Tens of thousands of high school and college students study within easy marching distance of Oakland's City Hall. They can start planning now to build the November 2 general strike.

Churches can alert their congregations. Nonprofit organizations can phone-bank their members. Immigrant rights, anti-eviction, civil rights and youth organizations can call out their members.

We can go street to street and knock on doors, pass out thousands of leaflets on BART and AC Transit bus lines. We can ask small businesses to post notices in their windows and close up shop for the day on November 2. Whole families should come. Everyone can flood their social networks with the message. We can all make signs and banners.

It's been a long time since we've had a general strike in the United States, so this one won't be perfect. But if they can do it in France and South Africa and Chile and India and Greece, why can't we start learning how in Oakland?
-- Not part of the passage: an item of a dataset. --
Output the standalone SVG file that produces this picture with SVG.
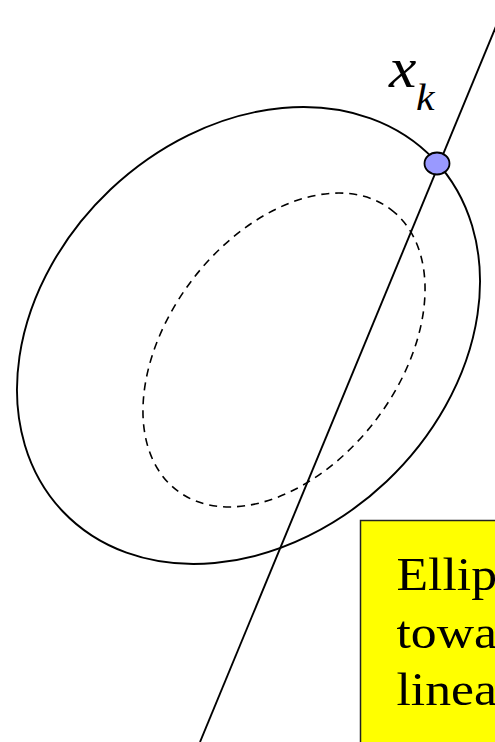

At a minimum, it seems certain that we will march downtown in numbers so great that the police will have to back off from further attacks.

Bay Area residents tend to prefer staying on their side of the Bay, but this is the time to get over any geographical hang-ups. If you live anywhere from Sacramento to Richmond to Napa to San Francisco to San Jose to Santa Cruz or Watsonville, consider this an invitation to come spend the day with the 99 percent in Oakland.

Nationally, plans are in the works to make November 2 a national day of solidarity with Oakland.

November 2 won't be a total general strike, but it can represent an important step in building the fight against the 1 percent. And on November 3, we can assess how we did, and learn from what went right and what went wrong.

But over the next six days, we should do everything we can to mobilize the power of the 99 percent for a day of strikes and action on November 2.